はい。100%、Pioneer DJですね。以前、とあるメーカーの機材を使わせてもらったことがあるんですけど、耐久性も低くて、現場ではほとんど使わない機能が盛り込まれていたりしました。それぐらいメーカーによって如実に違いが表れるんですよね。ヨイショしているわけじゃないですけど、CDJとミキサーの耐久性と精密さはやはりPioneer DJが一番です。それから、国内外に限らず、Pioneer DJの技術開発にDJの現場がついていっているっていう感じにもなっていますよね。
Pioneer DJの機材が現場を牽引していると?
そうですね。CDJを使う時も、昔はCD-Rに焼いていましたけど、今だとUSBメモリにデータを仕込んで持っていけば、ある程度の規模のクラブやDJ Barであればちゃんと機材が揃っているんで、それだけですぐにDJが出来るわけじゃないですか。やっている側も、そういう機材がデフォルトでセットされているから、とりあえずやってみようかってUSBメモリを取り入れていって。それって凄いことですよね。
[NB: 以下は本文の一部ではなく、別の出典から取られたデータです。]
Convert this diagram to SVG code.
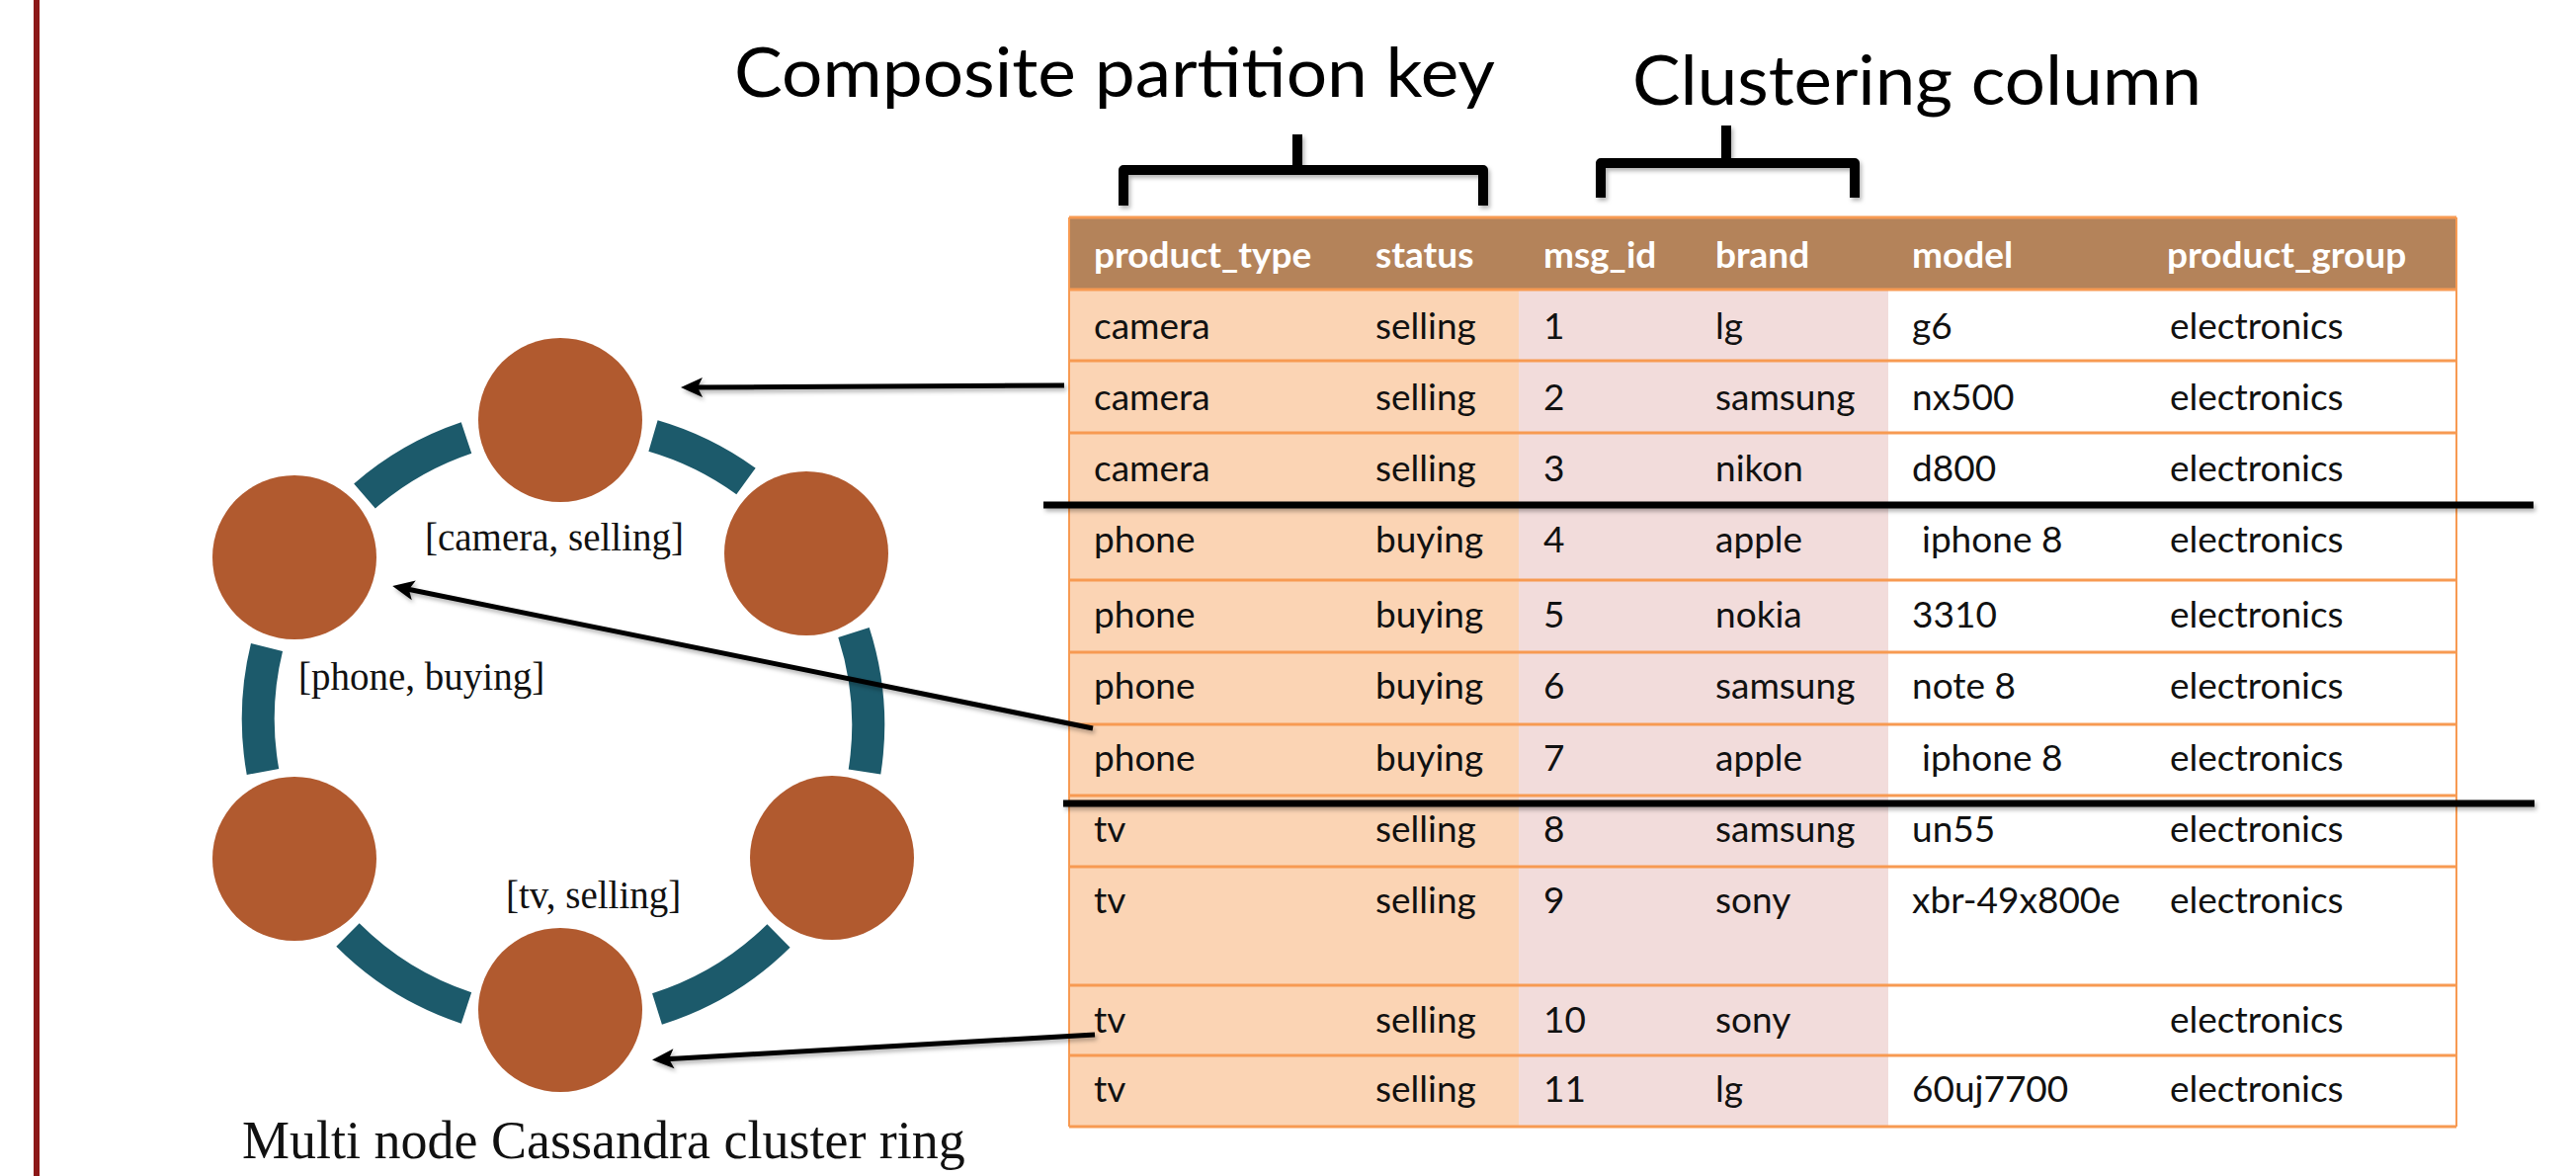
<svg xmlns="http://www.w3.org/2000/svg" width="2607" height="1190" viewBox="0 0 2607 1190">
<defs>
  <style>
    .title { font-family: Lato, "Liberation Sans", sans-serif; font-size: 70px; fill: #000; }
    .cell { font-family: Lato, "Liberation Sans", sans-serif; font-size: 37px; fill: #111; }
    .head { font-family: Lato, "Liberation Sans", sans-serif; font-size: 37px; font-weight: bold; fill: #fff; }
    .lbl { font-family: "Liberation Serif", "Times New Roman", serif; font-size: 39px; fill: #111; }
    .cap { font-family: "Liberation Serif", "Times New Roman", serif; font-size: 54px; fill: #111; }
    .node { fill: #B15A2F; }
    .arc { fill: none; stroke: #1C5A6B; stroke-width: 33; stroke-linecap: butt; }
    .rowline { stroke: #F79A52; stroke-width: 3; }
    .bracket { fill: none; stroke: #000; stroke-width: 10; stroke-linejoin: round; }
    .sep { stroke: #000; stroke-width: 7; }
    .arrow { fill: none; stroke: #000; stroke-width: 5; marker-end: url(#ah); }
  </style>
  <filter id="sh" filterUnits="userSpaceOnUse" x="0" y="0" width="2607" height="1190">
    <feDropShadow dx="2" dy="3" stdDeviation="2" flood-color="#000" flood-opacity="0.3"/>
  </filter>
  <marker id="ah" markerUnits="userSpaceOnUse" viewBox="-14 -12 26 24" refX="0" refY="0" markerWidth="26" markerHeight="24" orient="auto">
    <path d="M10,0 L-12,-10 L-7,0 L-12,10 Z" fill="#000"/>
  </marker>
</defs>

<rect x="0" y="0" width="2607" height="1190" fill="#fff"/>
<line x1="37" y1="0" x2="37" y2="1190" stroke="#8C1818" stroke-width="6"/>

<!-- Titles and brackets -->
<g id="title-partition">
  <text class="title" x="743" y="98" textLength="770" lengthAdjust="spacingAndGlyphs">Composite partition key</text>
  <path class="bracket" filter="url(#sh)" d="M1137,208 L1137,172 L1501,172 L1501,208 M1313,172 L1313,136"/>
</g>
<g id="title-clustering">
  <text class="title" x="1652" y="106" textLength="576" lengthAdjust="spacingAndGlyphs">Clustering column</text>
  <path class="bracket" filter="url(#sh)" d="M1620,200 L1620,165 L1877,165 L1877,200 M1747,165 L1747,127"/>
</g>

<!-- Ring -->
<g id="ring">
  <path class="arc" d="M369,502 A305,305 0 0 1 472,443"/>
  <path class="arc" d="M661,441 A305,305 0 0 1 755,487"/>
  <path class="arc" d="M864,640 A305,305 0 0 1 875,781"/>
  <path class="arc" d="M788,947 A305,305 0 0 1 665,1021"/>
  <path class="arc" d="M472,1020 A305,305 0 0 1 352,946"/>
  <path class="arc" d="M266,781 A305,305 0 0 1 270,655"/>
</g>
<g id="node-top"><circle class="node" cx="567" cy="425" r="83"/></g>
<g id="node-upper-left"><circle class="node" cx="298" cy="564" r="83"/></g>
<g id="node-upper-right"><circle class="node" cx="816" cy="560" r="83"/></g>
<g id="node-lower-left"><circle class="node" cx="298" cy="869" r="83"/></g>
<g id="node-lower-right"><circle class="node" cx="842" cy="868" r="83"/></g>
<g id="node-bottom"><circle class="node" cx="567" cy="1022" r="83"/></g>

<g id="ring-labels">
  <text class="lbl" x="430" y="557">[camera, selling]</text>
  <text class="lbl" x="302" y="698">[phone, buying]</text>
  <text class="lbl" x="512" y="919">[tv, selling]</text>
  <text class="cap" x="245" y="1172">Multi node Cassandra cluster ring</text>
</g>

<!-- Table -->
<g id="table">
  <rect x="1082" y="293" width="455" height="847" fill="#FBD4B4"/>
  <rect x="1537" y="293" width="374" height="847" fill="#F2DCDB"/>
  <rect x="1911" y="293" width="575" height="847" fill="#fff"/>
  <rect x="1082" y="220" width="1404" height="73" fill="#B4835A"/>
  <g>
    <line class="rowline" x1="1082" y1="220" x2="2486" y2="220"/>
    <line class="rowline" x1="1082" y1="293" x2="2486" y2="293"/>
    <line class="rowline" x1="1082" y1="365" x2="2486" y2="365"/>
    <line class="rowline" x1="1082" y1="438" x2="2486" y2="438"/>
    <line class="rowline" x1="1082" y1="511" x2="2486" y2="511"/>
    <line class="rowline" x1="1082" y1="587" x2="2486" y2="587"/>
    <line class="rowline" x1="1082" y1="660" x2="2486" y2="660"/>
    <line class="rowline" x1="1082" y1="733" x2="2486" y2="733"/>
    <line class="rowline" x1="1082" y1="805" x2="2486" y2="805"/>
    <line class="rowline" x1="1082" y1="877" x2="2486" y2="877"/>
    <line class="rowline" x1="1082" y1="997" x2="2486" y2="997"/>
    <line class="rowline" x1="1082" y1="1068" x2="2486" y2="1068"/>
    <line class="rowline" x1="1082" y1="1140" x2="2486" y2="1140"/>
    <line x1="1082" y1="220" x2="1082" y2="1140" stroke="#F79A52" stroke-width="2"/>
    <line x1="2486" y1="220" x2="2486" y2="1140" stroke="#F79A52" stroke-width="2"/>
  </g>
  <g>
    <text class="head" x="1107" y="271">product_type</text>
    <text class="head" x="1392" y="271">status</text>
    <text class="head" x="1562" y="271">msg_id</text>
    <text class="head" x="1736" y="271">brand</text>
    <text class="head" x="1935" y="271">model</text>
    <text class="head" x="2193" y="271">product_group</text>
  </g>
  <g>
    <text class="cell" x="1107" y="343">camera</text><text class="cell" x="1392" y="343">selling</text><text class="cell" x="1562" y="343">1</text><text class="cell" x="1736" y="343">lg</text><text class="cell" x="1935" y="343">g6</text><text class="cell" x="2196" y="343">electronics</text>
    <text class="cell" x="1107" y="415">camera</text><text class="cell" x="1392" y="415">selling</text><text class="cell" x="1562" y="415">2</text><text class="cell" x="1736" y="415">samsung</text><text class="cell" x="1935" y="415">nx500</text><text class="cell" x="2196" y="415">electronics</text>
    <text class="cell" x="1107" y="487">camera</text><text class="cell" x="1392" y="487">selling</text><text class="cell" x="1562" y="487">3</text><text class="cell" x="1736" y="487">nikon</text><text class="cell" x="1935" y="487">d800</text><text class="cell" x="2196" y="487">electronics</text>
    <text class="cell" x="1107" y="559">phone</text><text class="cell" x="1392" y="559">buying</text><text class="cell" x="1562" y="559">4</text><text class="cell" x="1736" y="559">apple</text><text class="cell" x="1945" y="559">iphone 8</text><text class="cell" x="2196" y="559">electronics</text>
    <text class="cell" x="1107" y="635">phone</text><text class="cell" x="1392" y="635">buying</text><text class="cell" x="1562" y="635">5</text><text class="cell" x="1736" y="635">nokia</text><text class="cell" x="1935" y="635">3310</text><text class="cell" x="2196" y="635">electronics</text>
    <text class="cell" x="1107" y="707">phone</text><text class="cell" x="1392" y="707">buying</text><text class="cell" x="1562" y="707">6</text><text class="cell" x="1736" y="707">samsung</text><text class="cell" x="1935" y="707">note 8</text><text class="cell" x="2196" y="707">electronics</text>
    <text class="cell" x="1107" y="780">phone</text><text class="cell" x="1392" y="780">buying</text><text class="cell" x="1562" y="780">7</text><text class="cell" x="1736" y="780">apple</text><text class="cell" x="1945" y="780">iphone 8</text><text class="cell" x="2196" y="780">electronics</text>
    <text class="cell" x="1107" y="852">tv</text><text class="cell" x="1392" y="852">selling</text><text class="cell" x="1562" y="852">8</text><text class="cell" x="1736" y="852">samsung</text><text class="cell" x="1935" y="852">un55</text><text class="cell" x="2196" y="852">electronics</text>
    <text class="cell" x="1107" y="924">tv</text><text class="cell" x="1392" y="924">selling</text><text class="cell" x="1562" y="924">9</text><text class="cell" x="1736" y="924">sony</text><text class="cell" x="1935" y="924">xbr-49x800e</text><text class="cell" x="2196" y="924">electronics</text>
    <text class="cell" x="1107" y="1045">tv</text><text class="cell" x="1392" y="1045">selling</text><text class="cell" x="1562" y="1045">10</text><text class="cell" x="1736" y="1045">sony</text><text class="cell" x="2196" y="1045">electronics</text>
    <text class="cell" x="1107" y="1115">tv</text><text class="cell" x="1392" y="1115">selling</text><text class="cell" x="1562" y="1115">11</text><text class="cell" x="1736" y="1115">lg</text><text class="cell" x="1935" y="1115">60uj7700</text><text class="cell" x="2196" y="1115">electronics</text>
  </g>
</g>

<!-- Connectors -->
<g id="connectors">
  <line class="sep" filter="url(#sh)" x1="1056" y1="511" x2="2564" y2="511"/>
  <line class="sep" filter="url(#sh)" x1="1076" y1="813" x2="2565" y2="813"/>
  <path class="arrow" filter="url(#sh)" d="M1077,390 L699,392"/>
  <path class="arrow" filter="url(#sh)" d="M1106,737 L407,595"/>
  <path class="arrow" filter="url(#sh)" d="M1108,1047 L670,1072"/>
</g>
</svg>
DJを始められて約30年ほど経たれたかと思います。機材の変化などもあった中で、DJをやる上での気持ちやモチベーションは、昔と比べて変わったりしていますか?
自分にとって、良い意味でDJは完全に仕事なので、客観的に振り返ってみると取り組みは職人的なんだと思います。ただ、気持ちとしては昔とあんまり変わらないのかもしれないですね。 DJをやるということに関しては、この30年くらいワクワク感っていうのはずっと変わらないです。
そのワクワク感が続いている理由って何だと思いますか?
やっぱり音楽が好きなんだなって思いますね。その部分だけは全く絶えないので。去年からまたヴァイナルジャンキーみたいになって、音楽を聴いている時間がすごく長くなりました。一時期はスタジオに籠って、半日くらいずっと聴いてるみたいな。音楽を聴きながら、自分の制作のための研究というか、滋養にしているみたいなところがありますね。